Growing up in the Napa Valley, where our family had moved in 1954, after brief periods of residence in Richmond and Oakland, was in many ways a condition of cultural isolation. The Valley had been first settled in the early 19th Century, primarily as an agricultural economy, eventually with a heavy emphasis on grape growing for the production of wine. During Prohibition, that business was depressed. By the early 1950's, when we first began to explore it, the Valley had become a bit seedy: There were three major industries where people worked: Mare Island, the Naval Shipyard which thrived in the War Years, and for several decades later before being finally decommissioned in 1996; Basalt Rock & Gravel, just south of the town of Napa; and the wine industry. Despite its proximity to San Francisco, it did not begin to grow until after the War.
Friday, March 6, 2009
My Lunch With M.F.K. Fisher
My Mother had worked in the 1950's as a photographic retoucher, shaving off pimples and wrinkles from the negatives of local portrait photographers. It was exacting work, done at home over a light projection contraption, hard on the eyes. In the early 1960's, she was hired by the novelist and short story writer Jessamyn West, to type her manuscripts. In those days, before the invention of the personal computer most writers either wrote in longhand, or on manual typewriters; the typed manuscripts were then transcribed (typeset) by the publishers. Manuscript typing was a crucial step in the process, a sort of pre-proof or -galley draft. It required accuracy and care. Mom was good at it. She worked first on a sturdy, heavy black Remington upright, eventually using an IBM Selectric.
Jessamyn West had moved to the Valley in the early 1960's, with her husband, Max McPherson. Max was the Superintendent of Schools for Napa. They lived in a beautiful craftsman style home, with a barn for their horses, and a swimming pool where I often got to swim on hot Summer afternoons. I remember the McPhersons as a very old-fashioned couple, bathed in a kind of nostalgic twilight, Jessamyn aggressively "cheerful" and a bit brusque, and Max more serious, though with twinkling amusements.

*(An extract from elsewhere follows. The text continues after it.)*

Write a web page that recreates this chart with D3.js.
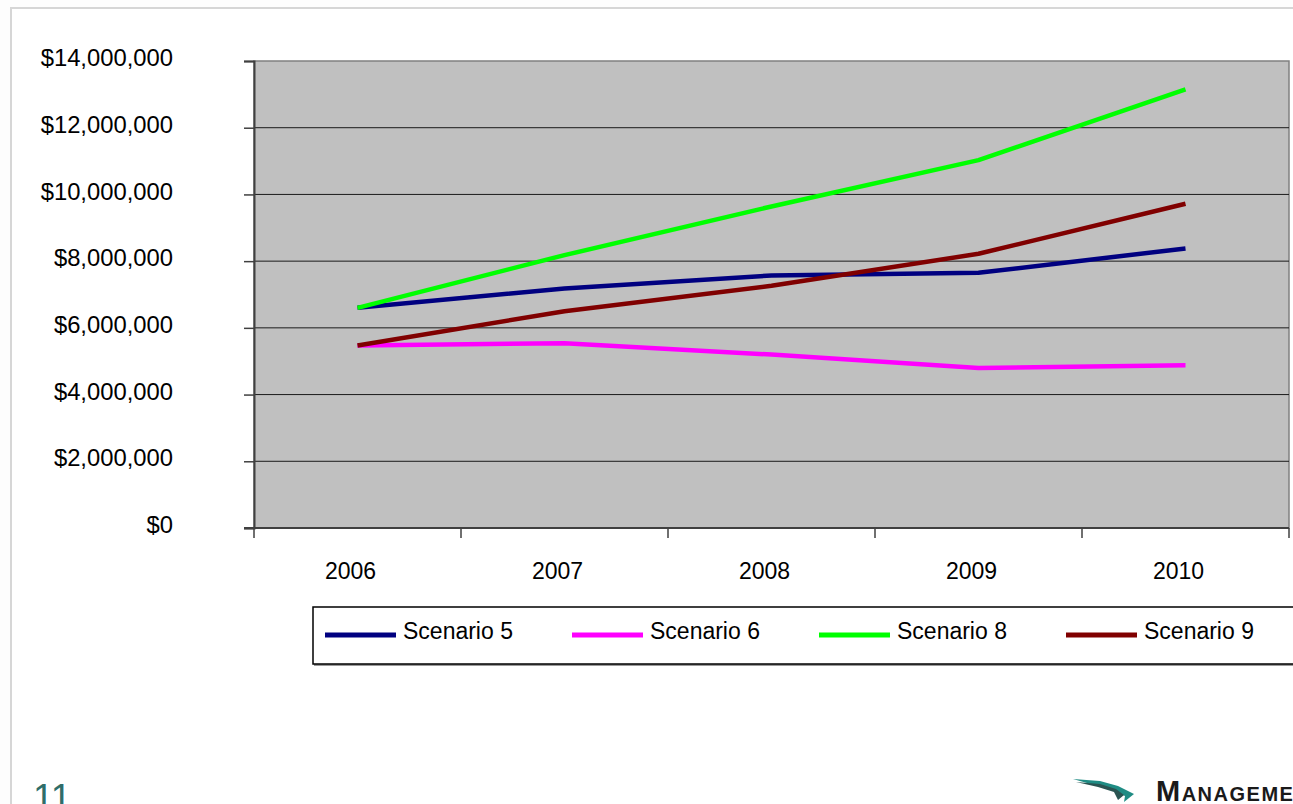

Not long after she had begun working for Jessamyn, Mom met and began working in the same capacity for Mary Frances Kennedy Fisher. Fisher had arrived in the Valley about the same time we had, recently divorced from her third husband Donald Friede (familiar as the other name of the short-lived Covici-Friede publishing house during the 1920's). Fisher continued to use her first husband's name throughout her life, the "pen name" she had used first as a writer. Fisher lived up-Valley in an old two-story (up and down) house in St. Helena, with her two daughters. Mom didn't drive, so my Stepfather or I would drive her up for her frequent meetings with Mary Frances. During those years, Fisher, who had already a well-established reputation for her culinary works, was writing a series of recollections of the Quaker Community of Whittier in Southern California, where she had spent most of her childhood and youth; the book would eventually be published under the title Among Friends (1971). Mom typed the manuscripts of The Story of Wine, Map of Another Town, The Cooking of Provincial France, With Bold Knife and Fork, and A Considerable Town (a book about Marseilles, where Fisher had lived for a while with her two girls), in addition to the Quaker book.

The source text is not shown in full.